In what is seen as a major victory for the Government’s efforts to stop international trafficking in endangered species of wildlife, the Singapore Government on Thursday sent back to the country a huge consignment of star tortoises reportedly smuggled out of Chennai airport recently. This is possibly the first time international cooperation between two countries has resulted in the return of native endangered species protected under the Convention of International Trade in Endangered Species of Flora and Fauna (CITES) to India.
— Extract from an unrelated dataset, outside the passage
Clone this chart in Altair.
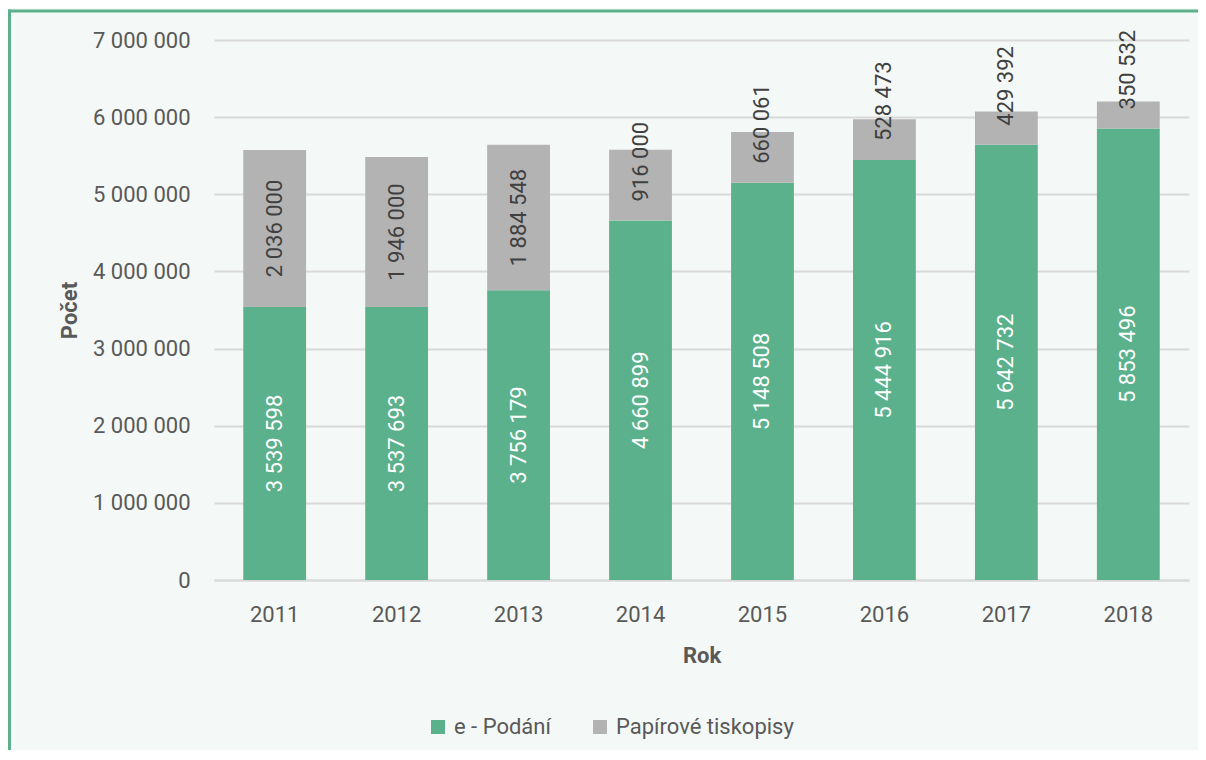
import altair as alt
import pandas as pd

years = ["2011", "2012", "2013", "2014", "2015", "2016", "2017", "2018"]
epodani = [3539598, 3537693, 3756179, 4660899, 5148508, 5444916, 5642732, 5853496]
papir = [2036000, 1946000, 1884548, 916000, 660061, 528473, 429392, 350532]
series = ["e - Podání", "Papírové tiskopisy"]
colors = ["#5ab18c", "#b3b3b3"]
yticks = [0, 1000000, 2000000, 3000000, 4000000, 5000000, 6000000, 7000000]

FONT = "Roboto"
TXT = "#595959"
FS = 22
FRAME = "#5ab18c"

wide = pd.DataFrame({"rok": years, "e": epodani, "p": papir})
long = pd.DataFrame({
    "rok": years * 2,
    "serie": [series[0]] * len(years) + [series[1]] * len(years),
    "pocet": epodani + papir,
    "poradi": [0] * len(years) + [1] * len(years),
})

xenc = alt.X("rok:N", title="Rok",
             scale=alt.Scale(paddingInner=0.485, paddingOuter=0.24),
             axis=alt.Axis(labelAngle=0, labelPadding=24, titlePadding=20,
                           ticks=False, domain=True, domainColor="#d9d9d9",
                           domainWidth=2, grid=False))

bars = alt.Chart(long).mark_bar().encode(
    x=xenc,
    y=alt.Y("pocet:Q", title="Počet", stack="zero",
            scale=alt.Scale(domain=[0, 7000000], nice=False),
            axis=alt.Axis(values=yticks, format=",d", labelPadding=24,
                          titlePadding=11, ticks=False, domain=False,
                          grid=True, gridColor="#d9d9d9", gridWidth=2)),
    color=alt.Color("serie:N",
                    scale=alt.Scale(domain=series, range=colors),
                    legend=alt.Legend(title=None, orient="none", direction="horizontal",
                                      legendX=213, legendY=676, symbolType="square",
                                      symbolSize=196, symbolStrokeWidth=0,
                                      labelFont=FONT, labelFontSize=FS, labelColor=TXT,
                                      labelOffset=5, columnPadding=38, padding=0,
                                      labelLimit=400)),
    order=alt.Order("poradi:Q"),
)

base = alt.Chart(wide)

green_lbl = base.transform_calculate(
    ymid="datum.e / 2"
).mark_text(angle=270, align="center", baseline="middle", font=FONT,
            fontSize=FS, color="white").encode(
    x=alt.X("rok:N"),
    y=alt.Y("ymid:Q"),
    text=alt.Text("e:Q", format=",d"),
)

gray_center = base.transform_filter("datum.p >= 1200000").transform_calculate(
    ymid="datum.e + datum.p / 2"
).mark_text(angle=270, align="center", baseline="middle", font=FONT,
            fontSize=FS, color="#404040").encode(
    x=alt.X("rok:N"),
    y=alt.Y("ymid:Q"),
    text=alt.Text("p:Q", format=",d"),
)

gray_over = base.transform_filter("datum.p < 1200000").mark_text(
    angle=270, align="left", baseline="middle", font=FONT, fontSize=FS,
    color="#404040", dx=19).encode(
    x=alt.X("rok:N"),
    y=alt.Y("e:Q"),
    text=alt.Text("p:Q", format=",d"),
)

one = pd.DataFrame({"a": [0]})
frame_left = alt.Chart(one).mark_rule(color=FRAME, strokeWidth=3).encode(
    x=alt.value(-204.5), y=alt.value(-30.5), y2=alt.value(760))
frame_top = alt.Chart(one).mark_rule(color=FRAME, strokeWidth=3).encode(
    x=alt.value(-206), x2=alt.value(1100), y=alt.value(-29))

chart = alt.layer(frame_left, frame_top, bars, green_lbl, gray_center, gray_over).properties(
    width=975, height=540,
    autosize=alt.AutoSizeParams(type="none"),
    padding={"left": 206, "top": 32, "right": 9, "bottom": 170},
    background="#f4f8f6",
).configure(
    locale={"number": {"decimal": ",", "thousands": " ", "grouping": [3],
                       "currency": ["", ""]}},
    view=alt.ViewConfig(stroke=None),
    axis=alt.AxisConfig(
        labelFont=FONT, labelFontSize=FS, labelColor=TXT,
        titleFont=FONT, titleFontSize=FS, titleColor=TXT, titleFontWeight="bold",
    ),
)

chart.save("out.html", embed_options={"renderer": "svg", "actions": False})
The two consignments, 19 crates in all, arrived at Chennai airport by a Singapore Airlines flight at around 9.50 pm and were delivered to a group of wildlife and Union Ministry of Environment and Forests officials who had arrived from New Delhi for the purpose. After an overnight halt at the Arignar Anna Zoological Park in Vandalur, the tortoises will be flown to Hyderabad Zoo on Friday morning, officials said. Since the place of origin of the star tortoises is not known yet, efforts will be taken to rehabilitate them only after their antecedents are ascertained after DNA profiling at Hyderabad’s Centre for Cellular and Molecular Biology.
Dr B.C. Chaudhuri from the Endangered Species Management Department, New Delhi, said the consignment consisted of about 1,830 animals, mostly hatchlings, weighing 490 kilograms. ‘‘They were smuggled out of Chennai in two consignments in the last weeks of June and July but we still do not know who booked it,’’ he said.